One-The Tech. It was Shuri who gave her brother Prince, then King T’Challa the upgraded suit to be more proficient in the protecting of Wakanda and its people. It was Shuri that gave him (along with General Okoye and Nakia) Kimoyo beads to enhance communication. It was Shuri that was able to save the life of Agent Ross (and Bucky–spoiler!) in the lab she created. Shuri is a girl confident in her skills and abilities–without other outside affirmation.

Two-Her support. Princess Shuri loved her brother. She wanted to be an asset to him in whatever way she could. This was seen on Challenge Day, when her brother was found and rescued out of the snow by the Jabari Tribe, and of course when T’Challa told her he wanted her to oversee the curriculum of the STEM schools he wanted to build in Oakland. T’Challa affirmed his sister in her talents and skills. If nothing else I say can be seen as relevant, please support Black women–beyond their exterior.

Three-Knowledge of Self. Shuri is an unapologetic tech nerd. She is confident in who she is and what she can do. From helping her brother navigate a car from the other side of the world, to almost giving King M’Baku that work when he tried it with her on Challenge Day (notice how the Dora’s attempted to restrain her, while she looked both ready and unbothered). Shuri knows who she is and what she brings to and into any situation. Shuri practices self-determination and autonomy, always good things.

Four-Resourcefulness. While T’Challa is fighting to get to Killmonger, the Dora Milaje are truly fighting Killmonger, and the other tribes are fighting among each other, it was Shuri that orchestrated the resistance attack to counteract Killmonger’s planned military aerial attack. It was Shuri whom chose to go fight along side Nakia, the Dora Milaje and her people.

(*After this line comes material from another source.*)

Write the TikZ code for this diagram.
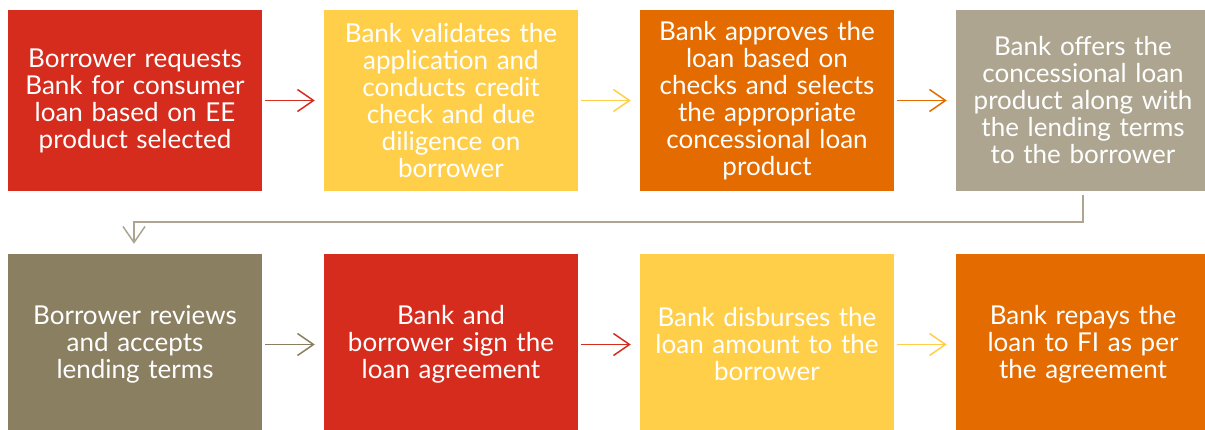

Here is where I believe prior analyses falls short: there is the focus on Agent Ross manning the AI to save Wakanda–the AI Shuri created! It is forgotten that Shuri told him what to do. Told him how to man the program, what to listen for, and even how to leave the lab when it was bout to self-destruct. It was Shuri, through the communication devices she created, told Agent Ross how to shoot specific weapons. Why? She was out in battle! She was still Princess. Wakanda was still her home. She still had a responsibility to protect what was hers!

Point A: The analysis falls short here because it glazes over why Shuri wasn’t where people believe she should have been! Agent Ross was able to save Wakanda because Shuri was on the ground. Agent Ross had flight experience; just like when T’Challa asked her to help with driving the car to catch Klaue–Agent Ross was a tool. All scientists use tools at their disposal to maximize all outcomes in situations which demand their attention or involvement.

Point B: Black women have become masters at being in two places at one time. With their achievements and sacrifices minimized or ignored. The same thing has happened here! Brava for this social Easter Egg, Ryan Coogler.

Point C: Shuri is an integral part of Wakanda and its running–and its future. If Shuri was not able to organize and implement strategies to save Wakanda–using all able-bodied help (including Nakia in the Dora uniform!), all would have been lost!

It is easy to look over Shuri, because of her dynamic involvement: she is never pigeon-holed in this movie. It is easy to give credit to this character, Agent Ross, forgetting who put him there–and why. This is not a case of a White Savior Complex, it is a matter of Black women doing what they have always done–whatever it takes. Mama Pope said it best, “Admirable or ridiculous?” We sacrifice, we excel, we protect and it goes unnoticed. Shuri deserves to be seen. Black women, whom are expected to be superheroes daily, deserve to be seen.